As part of my Augustine project I am reading some of B.B. Warfield’s essays on Augustine, which are fascinating. Warfield is quite sympathetic to Augustine, seeking to defend him from much revisionist scholarship and show his greatness as both a theologian and Christian. In seeking to sketch the main streams of his thought and his contributions to church history, Warfield interprets Augustine from a decidedly Protestant and Reformed standpoint. He sees grace as the true center of of Augustine’s thought – a sense of radical and complete dependence upon God in salvation and all things. He calls Augustine’s religion at times “evangelical religion,” at other times the “religion of faith” as opposed to the “religion of works,” and at other times “pure religion” as opposed to a “quasi-religious moralism.” For Warfield, this is the real and pure Augustine: the “evangelical” Augustine, the prayerful Augustine of the Confessions, the anti-Pelagian Augustine, the Augustine who can pray, “command what you will, and give what you command” – ultimately, Augustine the great precursor to Reformation theology. Thus Warfield is not embarrassed to say, “it was Augustine who gave us the Reformation” (322).
Warfield is not, however, blind to other aspects of Augustine’s thought which seem to stand at odds with this interpretation: his complex sacramentology, complete with doctrines of baptismal regeneration, a sacrificial understanding of Mass, and an ex opere operato understanding of sacramental efficacy; his hierarchical ecclesiology, complete with a doctrine of the papacy, belief in the authority of the church, and an understanding of the visible church as God’s kingdom on earth; and his doctrines of saintly intercession, purgatory, penance, and the perpetual virginity of Mary; in short, a theology which birthed medieval Roman Catholicism. But for Warfield this part of Augustine’s thought as bequeathed to him from his predecessors, taken over unquestioningly by Augustine, not the theology springing up naturally and internally from within him. He sees these two aspects of Augustine’s theology, his doctrine of grace and his doctrine of the church, as competing with each other, “two children … struggling in the womb of his mind” (322) – but it is the former which is the real Augustine. In fact, Warfield claims that Augustine’s theology of grace would have, given enough time, taken over and cleansed his ecclesiology, with the resultant effect that Augustine would have handed down “a thoroughly worked out system of evangelical theology” (322), not the contradictions and unresolved problems that are part of his legacy. That it did not, that for Warfield these two aspects of Augustine’s thought continued to rend the church for another millennium, is evident in his definition of the Reformation as “the triumph of Augustine’s doctrine of grace over Augustine’s doctrine of the Church” (383).

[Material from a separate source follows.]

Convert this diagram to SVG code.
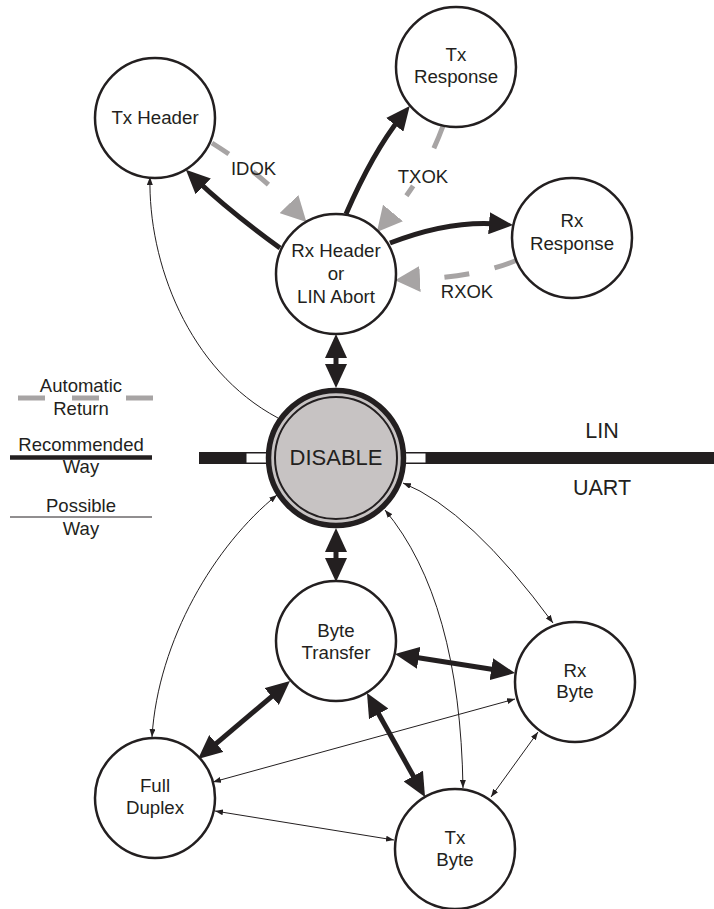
<svg xmlns="http://www.w3.org/2000/svg" width="714" height="909" viewBox="0 0 714 909">
<style>
  text { font-family: "Liberation Sans", Arial, Helvetica, sans-serif; fill: #231f20; text-anchor: middle; }
  .nt { font-size: 18.7px; }
  .lbl { font-size: 18.5px; }
  .big { font-size: 22px; }
  .side { font-size: 21.5px; }
  .node { fill: #ffffff; stroke: #231f20; stroke-width: 2.5; }
  .thick { fill: none; stroke: #231f20; stroke-width: 5; }
  .thin { fill: none; stroke: #231f20; stroke-width: 1; }
  .auto { fill: none; stroke: #a7a4a4; stroke-width: 5; }
</style>
<defs>
  <marker id="ah" viewBox="0 0 24 22" refX="10" refY="11" markerWidth="24" markerHeight="22" markerUnits="userSpaceOnUse" orient="auto-start-reverse">
    <path d="M0,0 L24,11 L0,22 z" fill="#231f20"/>
  </marker>
  <marker id="sh" viewBox="0 0 8 6" refX="8" refY="3" markerWidth="8" markerHeight="6" markerUnits="userSpaceOnUse" orient="auto-start-reverse">
    <path d="M0,0 L8,3 L0,6 z" fill="#231f20"/>
  </marker>
  <marker id="gh" viewBox="0 0 25 26" refX="0" refY="13" markerWidth="25" markerHeight="26" markerUnits="userSpaceOnUse" orient="auto">
    <path d="M0,0 L25,13 L0,26 z" fill="#a7a4a4"/>
  </marker>
</defs>

<g id="lin-uart-bar">
  <rect x="199" y="452" width="515" height="12" fill="#231f20"/>
  <rect x="246" y="453" width="22" height="10" fill="#ffffff" stroke="#231f20" stroke-width="1"/>
  <rect x="404" y="453" width="22" height="10" fill="#ffffff" stroke="#231f20" stroke-width="1"/>
  <text class="side" x="602" y="438">LIN</text>
  <text class="side" x="602" y="495">UART</text>
</g>

<g id="legend">
  <text class="lbl" x="81" y="392">Automatic</text>
  <line x1="18" y1="398" x2="153" y2="398" class="auto" stroke-dasharray="27 27"/>
  <text class="lbl" x="81" y="415">Return</text>
  <text class="lbl" x="81" y="451">Recommended</text>
  <line x1="10" y1="457.5" x2="152" y2="457.5" stroke="#231f20" stroke-width="4.5"/>
  <text class="lbl" x="81" y="473">Way</text>
  <text class="lbl" x="81" y="512">Possible</text>
  <line x1="10" y1="517" x2="152" y2="517" stroke="#231f20" stroke-width="1"/>
  <text class="lbl" x="81" y="535">Way</text>
</g>

<g id="connectors">
  <!-- automatic return (gray dashed) -->
  <path class="auto" d="M212,143 Q258,172 289,204" stroke-dasharray="20 30" marker-end="url(#gh)"/>
  <path class="auto" d="M443,126 Q425,175 393,213" stroke-dasharray="24 43 12 100" marker-end="url(#gh)"/>
  <path class="auto" d="M517,260 Q480,276 420,279" stroke-dasharray="24 26 25 100" marker-end="url(#gh)"/>
  <text class="lbl" x="253.5" y="175">IDOK</text>
  <text class="lbl" x="423" y="183">TXOK</text>
  <text class="lbl" x="467" y="298">RXOK</text>

  <!-- recommended way (thick) -->
  <path class="thick" d="M280,248 Q229,211 196,179.5" marker-end="url(#ah)"/>
  <path class="thick" d="M346,214 Q373,152 401,117" marker-end="url(#ah)"/>
  <path class="thick" d="M390,243 Q449,220 499,224" marker-end="url(#ah)"/>
  <path class="thick" d="M336,348 L336,374" marker-start="url(#ah)" marker-end="url(#ah)"/>
  <path class="thick" d="M336,542 L336,568" marker-start="url(#ah)" marker-end="url(#ah)"/>
  <path class="thick" d="M408.8,656.2 L501.2,670.8" marker-start="url(#ah)" marker-end="url(#ah)"/>
  <path class="thick" d="M279.3,690.1 L208.7,749.9" marker-start="url(#ah)" marker-end="url(#ah)"/>
  <path class="thick" d="M373.8,705.2 L418.2,784.8" marker-start="url(#ah)" marker-end="url(#ah)"/>

  <!-- possible way (thin) -->
  <path class="thin" d="M278,418 C188,370 148,262 150,177" marker-end="url(#sh)"/>
  <path class="thin" d="M152,737 C158,640 215,545 277,495" marker-start="url(#sh)" marker-end="url(#sh)"/>
  <path class="thin" d="M385,510 Q460,600 463,788" marker-start="url(#sh)" marker-end="url(#sh)"/>
  <path class="thin" d="M403,483 Q470,510 553,623" marker-start="url(#sh)" marker-end="url(#sh)"/>
  <path class="thin" d="M515,699 L213,782" marker-start="url(#sh)" marker-end="url(#sh)"/>
  <path class="thin" d="M215,811 L394,840" marker-start="url(#sh)" marker-end="url(#sh)"/>
  <path class="thin" d="M538,732 L491,797" marker-start="url(#sh)" marker-end="url(#sh)"/>
</g>

<g id="tx-header">
  <circle class="node" cx="155" cy="118" r="60"/>
  <text class="nt" x="155" y="124">Tx Header</text>
</g>
<g id="tx-response">
  <circle class="node" cx="456" cy="67" r="60"/>
  <text class="nt" x="456" y="61">Tx</text>
  <text class="nt" x="456" y="83">Response</text>
</g>
<g id="rx-response">
  <circle class="node" cx="572" cy="238" r="60"/>
  <text class="nt" x="572" y="227">Rx</text>
  <text class="nt" x="572" y="250">Response</text>
</g>
<g id="rx-header">
  <circle class="node" cx="336" cy="274" r="60"/>
  <text class="nt" x="336" y="257">Rx Header</text>
  <text class="nt" x="336" y="280">or</text>
  <text class="nt" x="336" y="303">LIN Abort</text>
</g>
<g id="disable">
  <circle cx="336" cy="458" r="67.5" fill="#c7c3c3" stroke="#231f20" stroke-width="5.5"/>
  <circle cx="336" cy="458" r="61" fill="#c7c3c3" stroke="#231f20" stroke-width="2"/>
  <text class="big" x="336" y="465">DISABLE</text>
</g>
<g id="byte-transfer">
  <circle class="node" cx="336" cy="641" r="60"/>
  <text class="nt" x="336" y="637">Byte</text>
  <text class="nt" x="336" y="659">Transfer</text>
</g>
<g id="rx-byte">
  <circle class="node" cx="575" cy="682" r="60"/>
  <text class="nt" x="575" y="677">Rx</text>
  <text class="nt" x="575" y="698">Byte</text>
</g>
<g id="full-duplex">
  <circle class="node" cx="155" cy="798" r="60"/>
  <text class="nt" x="155" y="792">Full</text>
  <text class="nt" x="155" y="814">Duplex</text>
</g>
<g id="tx-byte">
  <circle class="node" cx="455" cy="849" r="60"/>
  <text class="nt" x="455" y="844">Tx</text>
  <text class="nt" x="455" y="866">Byte</text>
</g>
</svg>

This is a fascinating way to understand Augustine from a Protestant perspective, and one which raises the larger question which more and more dominates my mind these days as I prepare for doctoral studies on St. Anselm – what is the proper Protestant view of pre-Reformation Christianity? I do not know enough about Augustine, let alone the Patristic and Medieval periods in sum, to be confident regarding how to evaluate Warfield’s approach. But it does prompt me to wonder whether its necessary to highlight the “Protestant” aspects of a given pre-Reformation theologian in order to appreciate their theology and see oneself as in essential unity with them. I am Protestant and where Protestant and Roman Catholic or Eastern Orthodox theology differ, I side with Protestantism. But I also wonder if we Protestants have at times construed our sense of continuity with pre-Reformation Christianity too narrowly. To what extent should we seek to evaluate the strengths and weaknesses of a figure like Augustine (or Anselm) within a Protestant framework, and to what extent should we allow an Augustine or an Anselm to broaden our framework to encapsulate all that is orthodox Christianity? Or, putting the same question differently, when should the first 1,500 years of church history be judged and edited on the basis of the last 500, and when should the last 500 be broadened and enlarged by an understanding of the first 1,500? Or still another way of phrasing the question: how broad is Christian identity?
I don’t have the answers. But one of the things that is most exciting to me about spending a few years with Anselm is the opportunity to engage this question.